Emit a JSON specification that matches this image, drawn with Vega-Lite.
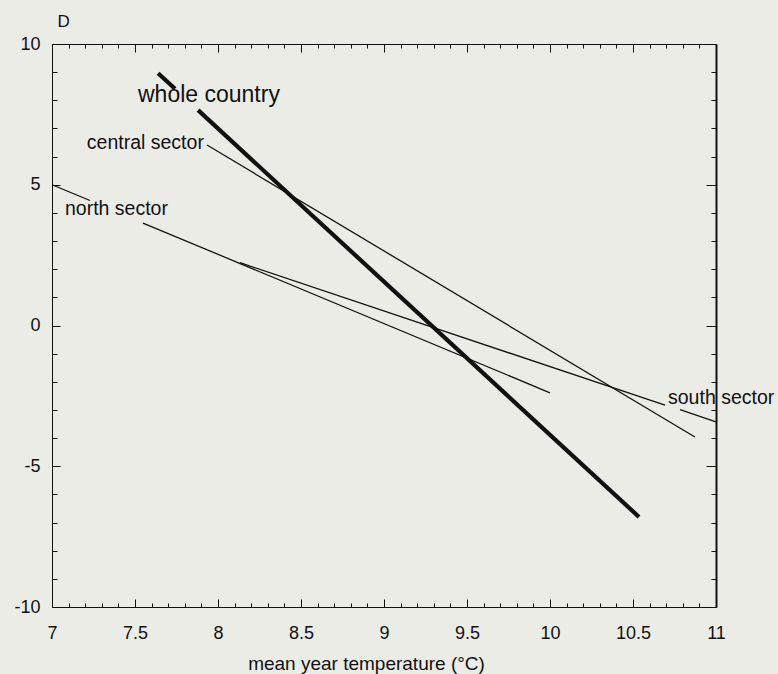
{
  "$schema": "https://vega.github.io/schema/vega-lite/v6.json",
  "width": 664,
  "height": 563,
  "autosize": {"type": "none"},
  "padding": {"left": 52, "top": 44, "right": 62, "bottom": 67},
  "background": "#ecece7",
  "config": {
    "view": {"stroke": null},
    "axis": {"grid": false, "domainColor": "#111111", "tickColor": "#111111", "labelColor": "#111111", "titleColor": "#111111", "labelFont": "Liberation Sans", "titleFont": "Liberation Sans", "labelFontSize": 18, "titleFontSize": 19, "titleFontWeight": "normal", "labelOverlap": false, "labelFlush": false, "labelBound": false, "tickWidth": 1, "domainWidth": 1}
  },
  "datasets": {
    "lines": [
      {"series": "whole country", "seg": "w1", "t": 7.639, "v": 8.96},
      {"series": "whole country", "seg": "w1", "t": 7.741, "v": 8.41},
      {"series": "whole country", "seg": "w2", "t": 7.88, "v": 7.65},
      {"series": "whole country", "seg": "w2", "t": 10.536, "v": -6.8},
      {"series": "central sector", "seg": "c1", "t": 7.934, "v": 6.41},
      {"series": "central sector", "seg": "c1", "t": 10.873, "v": -3.96},
      {"series": "north sector", "seg": "n1", "t": 7.0, "v": 5.0},
      {"series": "north sector", "seg": "n1", "t": 7.229, "v": 4.44},
      {"series": "north sector", "seg": "n2", "t": 7.548, "v": 3.64},
      {"series": "north sector", "seg": "n2", "t": 10.0, "v": -2.39},
      {"series": "south sector", "seg": "s1", "t": 8.133, "v": 2.23},
      {"series": "south sector", "seg": "s1", "t": 10.693, "v": -2.83},
      {"series": "south sector", "seg": "s2", "t": 10.783, "v": -2.99},
      {"series": "south sector", "seg": "s2", "t": 11.0, "v": -3.42}
    ],
    "labels": [
      {"label": "whole country", "t": 7.518, "v": 8.19},
      {"label": "central sector", "t": 7.915, "v": 6.48},
      {"label": "north sector", "t": 7.078, "v": 4.14},
      {"label": "south sector", "t": 10.711, "v": -2.575}
    ]
  },
  "layer": [
    {
      "data": {"name": "lines"},
      "transform": [{"filter": "datum.series != 'whole country'"}],
      "mark": {"type": "line", "color": "#111111", "strokeWidth": 1.3},
      "encoding": {
        "x": {"field": "t", "type": "quantitative", "scale": {"domain": [7, 11], "nice": false, "zero": false},
          "axis": {"orient": "bottom", "values": [7,7.1,7.2,7.3,7.4,7.5,7.6,7.7,7.8,7.9,8,8.1,8.2,8.3,8.4,8.5,8.6,8.7,8.8,8.9,9,9.1,9.2,9.3,9.4,9.5,9.6,9.7,9.8,9.9,10,10.1,10.2,10.3,10.4,10.5,10.6,10.7,10.8,10.9,11],
            "labelExpr": "abs(datum.value*2-round(datum.value*2))<0.001 ? '' + datum.value : ''",
            "tickSize": {"condition": {"test": "abs(datum.value*2-round(datum.value*2))<0.001", "value": -8}, "value": -4},
            "labelPadding": 25, "title": "mean year temperature (°C)", "titlePadding": 8, "titleX": 314, "titleAlign": "center"}},
        "y": {"field": "v", "type": "quantitative", "scale": {"domain": [-10, 10], "nice": false, "zero": false},
          "axis": {"orient": "left", "values": [-10,-9,-8,-7,-6,-5,-4,-3,-2,-1,0,1,2,3,4,5,6,7,8,9,10],
            "labelExpr": "datum.value % 5 == 0 ? '' + datum.value : ''",
            "tickSize": {"condition": {"test": "datum.value % 5 == 0", "value": -8}, "value": -5},
            "labelPadding": 20, "title": "D", "titleAngle": 0, "titleX": 5, "titleY": -23, "titleAlign": "left", "titleBaseline": "middle", "titleFontSize": 17}},
        "detail": {"field": "seg"}
      }
    },
    {
      "data": {"name": "lines"},
      "transform": [{"filter": "datum.series == 'whole country'"}],
      "mark": {"type": "line", "color": "#111111", "strokeWidth": 4.2},
      "encoding": {
        "x": {"field": "t", "type": "quantitative", "axis": null},
        "y": {"field": "v", "type": "quantitative", "axis": null},
        "detail": {"field": "seg"}
      }
    },
    {
      "data": {"name": "labels"},
      "transform": [{"filter": "datum.label == 'whole country'"}],
      "mark": {"type": "text", "align": "left", "baseline": "middle", "fontSize": 23, "font": "Liberation Sans", "color": "#111111"},
      "encoding": {
        "x": {"field": "t", "type": "quantitative", "axis": null},
        "y": {"field": "v", "type": "quantitative", "axis": null},
        "text": {"field": "label"}
      }
    },
    {
      "data": {"name": "labels"},
      "transform": [{"filter": "datum.label == 'central sector'"}],
      "mark": {"type": "text", "align": "right", "baseline": "middle", "fontSize": 19.5, "font": "Liberation Sans", "color": "#111111"},
      "encoding": {
        "x": {"field": "t", "type": "quantitative", "axis": null},
        "y": {"field": "v", "type": "quantitative", "axis": null},
        "text": {"field": "label"}
      }
    },
    {
      "data": {"name": "labels"},
      "transform": [{"filter": "datum.label == 'north sector' || datum.label == 'south sector'"}],
      "mark": {"type": "text", "align": "left", "baseline": "middle", "fontSize": 19.5, "font": "Liberation Sans", "color": "#111111"},
      "encoding": {
        "x": {"field": "t", "type": "quantitative",
          "axis": {"orient": "top", "values": [7,7.1,7.2,7.3,7.4,7.5,7.6,7.7,7.8,7.9,8,8.1,8.2,8.3,8.4,8.5,8.6,8.7,8.8,8.9,9,9.1,9.2,9.3,9.4,9.5,9.6,9.7,9.8,9.9,10,10.1,10.2,10.3,10.4,10.5,10.6,10.7,10.8,10.9,11],
            "labels": false, "title": null,
            "tickSize": {"condition": {"test": "abs(datum.value*2-round(datum.value*2))<0.001", "value": -8}, "value": -4}}},
        "y": {"field": "v", "type": "quantitative",
          "axis": {"orient": "right", "values": [-10,-9,-8,-7,-6,-5,-4,-3,-2,-1,0,1,2,3,4,5,6,7,8,9,10],
            "labels": false, "title": null, "domainWidth": 2,
            "tickSize": {"condition": {"test": "datum.value % 5 == 0", "value": -10}, "value": -5}}},
        "text": {"field": "label"}
      }
    }
  ],
  "resolve": {"axis": {"x": "independent", "y": "independent"}}
}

WRITTEN REQUEST
Exclude the images, then output the data above word for word.

FINISHED EXERCISE
Emit a JSON specification that matches this image, drawn with Vega-Lite.
{
  "$schema": "https://vega.github.io/schema/vega-lite/v6.json",
  "width": 664,
  "height": 563,
  "autosize": {"type": "none"},
  "padding": {"left": 52, "top": 44, "right": 62, "bottom": 67},
  "background": "#ecece7",
  "config": {
    "view": {"stroke": null},
    "axis": {"grid": false, "domainColor": "#111111", "tickColor": "#111111", "labelColor": "#111111", "titleColor": "#111111", "labelFont": "Liberation Sans", "titleFont": "Liberation Sans", "labelFontSize": 18, "titleFontSize": 19, "titleFontWeight": "normal", "labelOverlap": false, "labelFlush": false, "labelBound": false, "tickWidth": 1, "domainWidth": 1}
  },
  "datasets": {
    "lines": [
      {"series": "whole country", "seg": "w1", "t": 7.639, "v": 8.96},
      {"series": "whole country", "seg": "w1", "t": 7.741, "v": 8.41},
      {"series": "whole country", "seg": "w2", "t": 7.88, "v": 7.65},
      {"series": "whole country", "seg": "w2", "t": 10.536, "v": -6.8},
      {"series": "central sector", "seg": "c1", "t": 7.934, "v": 6.41},
      {"series": "central sector", "seg": "c1", "t": 10.873, "v": -3.96},
      {"series": "north sector", "seg": "n1", "t": 7.0, "v": 5.0},
      {"series": "north sector", "seg": "n1", "t": 7.229, "v": 4.44},
      {"series": "north sector", "seg": "n2", "t": 7.548, "v": 3.64},
      {"series": "north sector", "seg": "n2", "t": 10.0, "v": -2.39},
      {"series": "south sector", "seg": "s1", "t": 8.133, "v": 2.23},
      {"series": "south sector", "seg": "s1", "t": 10.693, "v": -2.83},
      {"series": "south sector", "seg": "s2", "t": 10.783, "v": -2.99},
      {"series": "south sector", "seg": "s2", "t": 11.0, "v": -3.42}
    ],
    "labels": [
      {"label": "whole country", "t": 7.518, "v": 8.19},
      {"label": "central sector", "t": 7.915, "v": 6.48},
      {"label": "north sector", "t": 7.078, "v": 4.14},
      {"label": "south sector", "t": 10.711, "v": -2.575}
    ]
  },
  "layer": [
    {
      "data": {"name": "lines"},
      "transform": [{"filter": "datum.series != 'whole country'"}],
      "mark": {"type": "line", "color": "#111111", "strokeWidth": 1.3},
      "encoding": {
        "x": {"field": "t", "type": "quantitative", "scale": {"domain": [7, 11], "nice": false, "zero": false},
          "axis": {"orient": "bottom", "values": [7,7.1,7.2,7.3,7.4,7.5,7.6,7.7,7.8,7.9,8,8.1,8.2,8.3,8.4,8.5,8.6,8.7,8.8,8.9,9,9.1,9.2,9.3,9.4,9.5,9.6,9.7,9.8,9.9,10,10.1,10.2,10.3,10.4,10.5,10.6,10.7,10.8,10.9,11],
            "labelExpr": "abs(datum.value*2-round(datum.value*2))<0.001 ? '' + datum.value : ''",
            "tickSize": {"condition": {"test": "abs(datum.value*2-round(datum.value*2))<0.001", "value": -8}, "value": -4},
            "labelPadding": 25, "title": "mean year temperature (°C)", "titlePadding": 8, "titleX": 314, "titleAlign": "center"}},
        "y": {"field": "v", "type": "quantitative", "scale": {"domain": [-10, 10], "nice": false, "zero": false},
          "axis": {"orient": "left", "values": [-10,-9,-8,-7,-6,-5,-4,-3,-2,-1,0,1,2,3,4,5,6,7,8,9,10],
            "labelExpr": "datum.value % 5 == 0 ? '' + datum.value : ''",
            "tickSize": {"condition": {"test": "datum.value % 5 == 0", "value": -8}, "value": -5},
            "labelPadding": 20, "title": "D", "titleAngle": 0, "titleX": 5, "titleY": -23, "titleAlign": "left", "titleBaseline": "middle", "titleFontSize": 17}},
        "detail": {"field": "seg"}
      }
    },
    {
      "data": {"name": "lines"},
      "transform": [{"filter": "datum.series == 'whole country'"}],
      "mark": {"type": "line", "color": "#111111", "strokeWidth": 4.2},
      "encoding": {
        "x": {"field": "t", "type": "quantitative", "axis": null},
        "y": {"field": "v", "type": "quantitative", "axis": null},
        "detail": {"field": "seg"}
      }
    },
    {
      "data": {"name": "labels"},
      "transform": [{"filter": "datum.label == 'whole country'"}],
      "mark": {"type": "text", "align": "left", "baseline": "middle", "fontSize": 23, "font": "Liberation Sans", "color": "#111111"},
      "encoding": {
        "x": {"field": "t", "type": "quantitative", "axis": null},
        "y": {"field": "v", "type": "quantitative", "axis": null},
        "text": {"field": "label"}
      }
    },
    {
      "data": {"name": "labels"},
      "transform": [{"filter": "datum.label == 'central sector'"}],
      "mark": {"type": "text", "align": "right", "baseline": "middle", "fontSize": 19.5, "font": "Liberation Sans", "color": "#111111"},
      "encoding": {
        "x": {"field": "t", "type": "quantitative", "axis": null},
        "y": {"field": "v", "type": "quantitative", "axis": null},
        "text": {"field": "label"}
      }
    },
    {
      "data": {"name": "labels"},
      "transform": [{"filter": "datum.label == 'north sector' || datum.label == 'south sector'"}],
      "mark": {"type": "text", "align": "left", "baseline": "middle", "fontSize": 19.5, "font": "Liberation Sans", "color": "#111111"},
      "encoding": {
        "x": {"field": "t", "type": "quantitative",
          "axis": {"orient": "top", "values": [7,7.1,7.2,7.3,7.4,7.5,7.6,7.7,7.8,7.9,8,8.1,8.2,8.3,8.4,8.5,8.6,8.7,8.8,8.9,9,9.1,9.2,9.3,9.4,9.5,9.6,9.7,9.8,9.9,10,10.1,10.2,10.3,10.4,10.5,10.6,10.7,10.8,10.9,11],
            "labels": false, "title": null,
            "tickSize": {"condition": {"test": "abs(datum.value*2-round(datum.value*2))<0.001", "value": -8}, "value": -4}}},
        "y": {"field": "v", "type": "quantitative",
          "axis": {"orient": "right", "values": [-10,-9,-8,-7,-6,-5,-4,-3,-2,-1,0,1,2,3,4,5,6,7,8,9,10],
            "labels": false, "title": null, "domainWidth": 2,
            "tickSize": {"condition": {"test": "datum.value % 5 == 0", "value": -10}, "value": -5}}},
        "text": {"field": "label"}
      }
    }
  ],
  "resolve": {"axis": {"x": "independent", "y": "independent"}}
}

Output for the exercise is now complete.